◆ Task instructions: Copy out all the lines in the records that include the word "matplotlib".
===============
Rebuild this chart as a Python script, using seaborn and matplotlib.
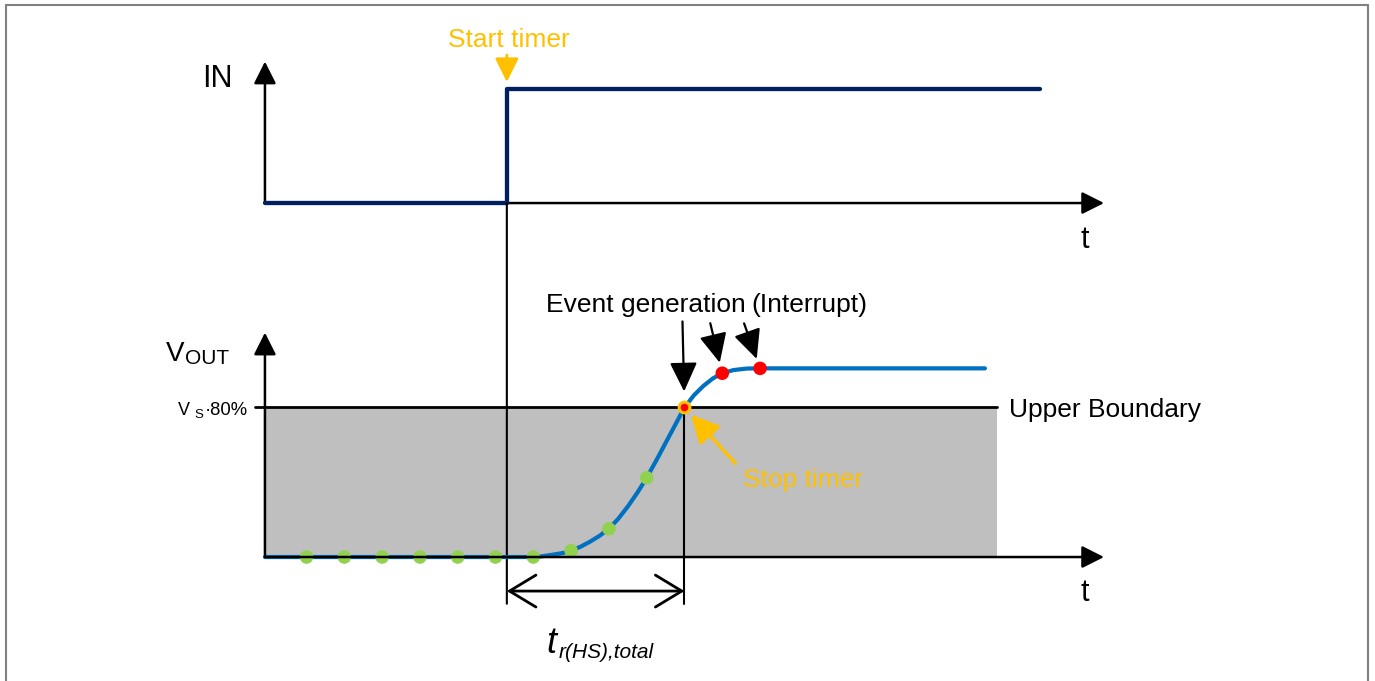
import pandas as pd
import matplotlib
matplotlib.use('Agg')
import matplotlib.pyplot as plt
import matplotlib.transforms as mtransforms
from matplotlib.patches import ConnectionPatch
from matplotlib.lines import Line2D
import seaborn as sns

# IN step signal (time in sample periods, logic level)
in_time = [0.0, 6.4, 6.4, 20.5]
in_level = [0, 0, 1, 1]

# VOUT rising edge (fraction of Vs)
vout_time = [0.0, 7.1, 7.3, 7.6, 7.9, 8.1, 8.35, 8.6, 8.85, 9.1, 9.35, 9.6, 9.85, 10.1,
             10.35, 10.6, 10.85, 11.1, 11.35, 11.6, 11.85, 12.1, 12.4, 12.75, 13.1, 19.05]
vout_level = [0.0, 0.0, 0.003, 0.012, 0.022, 0.034, 0.055, 0.082, 0.113, 0.151, 0.205, 0.27,
              0.343, 0.424, 0.515, 0.61, 0.705, 0.80, 0.865, 0.915, 0.955, 0.983, 1.0,
              1.008, 1.009, 1.009]

# sample instants and the value seen at each of them
sample_time = [1.1, 2.1, 3.1, 4.1, 5.1, 6.1, 7.1, 8.1, 9.1, 10.1, 11.1, 12.1, 13.1]
sample_level = [0, 0, 0, 0, 0, 0, 0, 0.034, 0.151, 0.424, 0.80, 0.983, 1.009]
sample_state = ['below'] * 10 + ['crossing', 'above', 'above']

threshold = 0.8          # Vs*80%
boundary_end = 19.37     # right end of the grey band
t_start = in_time[1]     # start timer
t_stop = sample_time[10]  # stop timer

navy = '#002060'
blue = '#0070C0'
green = '#92D050'
red = '#FF0000'
orange = '#FFC000'
grey = '#BFBFBF'

sns.set_theme(style='white')
plt.rcParams['font.family'] = ['Liberation Sans', 'DejaVu Sans']

W, H = 1375, 681
fig = plt.figure(figsize=(W / 100, H / 100), dpi=100)
# two full-size transparent axes, one per trace
ax_in = fig.add_axes([0, 0, 1, 1])
ax_out = fig.add_axes([0, 0, 1, 1])
for ax in (ax_in, ax_out):
    ax.set_xlim(-7.01, 29.37)
    ax.axis('off')
ax_in.set_ylim(-4.19, 1.78)
ax_out.set_ylim(-0.663, 2.979)

t_axis_end = 22.2
dim_bottom = -0.25
dim_level = -0.182


def arrow(ax, tip, tail, color='black', lw=1.8, hl=1.35, hw=0.68, shrink=0, tc='data'):
    ax.annotate('', xy=tip, xytext=tail, textcoords=tc,
                arrowprops=dict(arrowstyle=f'-|>,head_length={hl},head_width={hw}',
                                mutation_scale=10, color=color, lw=lw,
                                shrinkA=0, shrinkB=shrink), zorder=6)


# IN panel
arrow(ax_in, (0, 1.24), (0, 0))
arrow(ax_in, (t_axis_end, 0), (0, 0))
sns.lineplot(x=in_time, y=in_level, ax=ax_in, sort=False, estimator=None,
             color=navy, lw=3.1, solid_capstyle='round', zorder=7)
arrow(ax_in, (t_start, 1), (0, 34), color=orange, lw=2, hl=1.45, hw=0.72,
      shrink=5, tc='offset pixels')

# VOUT panel
ax_out.fill_between([0, boundary_end], 0, threshold, color=grey, lw=0, zorder=1)
ax_out.plot([-0.26, boundary_end], [threshold, threshold], color='black', lw=2, zorder=2)
arrow(ax_out, (0, 1.2), (0, 0))
arrow(ax_out, (t_axis_end, 0), (0, 0))
ax_out.plot([t_stop, t_stop], [threshold, dim_bottom], color='black', lw=1.5, zorder=2)
con = ConnectionPatch(xyA=(t_start, 0), coordsA=ax_in.transData,
                      xyB=(t_start, dim_bottom), coordsB=ax_out.transData,
                      color='black', lw=1.5, zorder=2)
ax_out.add_artist(con)
ax_out.annotate('', xy=(t_stop, dim_level), xytext=(t_start, dim_level),
                arrowprops=dict(arrowstyle='<->,head_length=1.9,head_width=1.15',
                                mutation_scale=10, color='black', lw=2,
                                shrinkA=0, shrinkB=0))

sns.lineplot(x=vout_time, y=vout_level, ax=ax_out, sort=False, estimator=None,
             color=blue, lw=3, solid_capstyle='round', solid_joinstyle='round', zorder=3)

samples = pd.DataFrame({'t': sample_time, 'v': sample_level, 'state': sample_state})
plain = samples[samples['state'] != 'crossing']
sns.scatterplot(data=plain, x='t', y='v', hue='state',
                palette={'below': green, 'above': red}, s=95, linewidth=0,
                legend=False, ax=ax_out, zorder=4)
cross = samples[samples['state'] == 'crossing']
sns.scatterplot(data=cross, x='t', y='v', color=red, edgecolor=orange, s=60,
                linewidth=2.2, legend=False, ax=ax_out, zorder=4)

# event arrows pointing at the samples above the boundary
ev = samples[samples['state'] != 'below']
for (t, v), off, sh in zip(ev[['t', 'v']].values, [(-2, 86), (-12, 50), (-16, 45)], [11.5, 7.8, 7.2]):
    arrow(ax_out, (t, v), off, lw=1.6, hl=1.8, hw=0.85, shrink=sh, tc='offset pixels')
arrow(ax_out, (t_stop, threshold), (51, -56), color=orange, lw=2.4, hl=1.7, hw=0.85,
      shrink=7, tc='offset pixels')

# labels placed in picture pixels
pix = mtransforms.Affine2D().scale(1 / W, -1 / H).translate(0, 1) + fig.transFigure


def label(x, y, s, size, color='black', ha='left', style='normal'):
    fig.text(x, y, s, transform=pix, fontsize=size, color=color, ha=ha,
             va='baseline', fontstyle=style)


label(202, 86.7, 'IN', 22)
label(448, 46.7, 'Start timer', 19, color=orange)
label(1085, 248, 't', 22, ha='center')
label(1085, 600.7, 't', 22, ha='center')
label(166, 361, 'V', 20)
label(185, 364, 'OUT', 15)
label(178, 415, 'V', 13)
label(194.5, 418, 'S', 9.5)
label(248, 415, '·80%', 13.3, ha='right')
label(1009, 416.7, 'Upper Boundary', 19)
label(546, 311.7, 'Event generation', 19)
label(867, 311.7, '(Interrupt)', 19, ha='right')
label(742.7, 486.7, 'Stop timer', 19, color=orange)
label(546, 653, 't', 26, style='italic')
label(559, 658, 'r(HS),total', 15, style='italic')

# outer frame
for xs, ys in [([6, 6], [5, 690]), ([6, 1368], [5, 5]), ([1368, 1368], [5, 690])]:
    fig.add_artist(Line2D(xs, ys, transform=pix, color='#808080', lw=1.5))

fig.savefig('out.png', dpi=100)
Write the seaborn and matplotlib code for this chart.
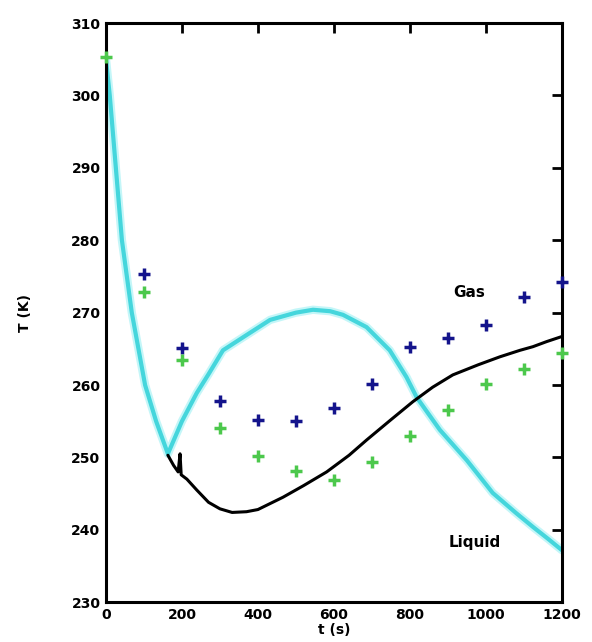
===============
◆ Written reply:
Rebuild this chart as a Python script, using seaborn and matplotlib.
import matplotlib
matplotlib.use('Agg')
import matplotlib.pyplot as plt
import matplotlib.transforms as mtransforms
from matplotlib.patches import ConnectionPatch
from matplotlib.lines import Line2D
Write the seaborn and matplotlib code for this chart.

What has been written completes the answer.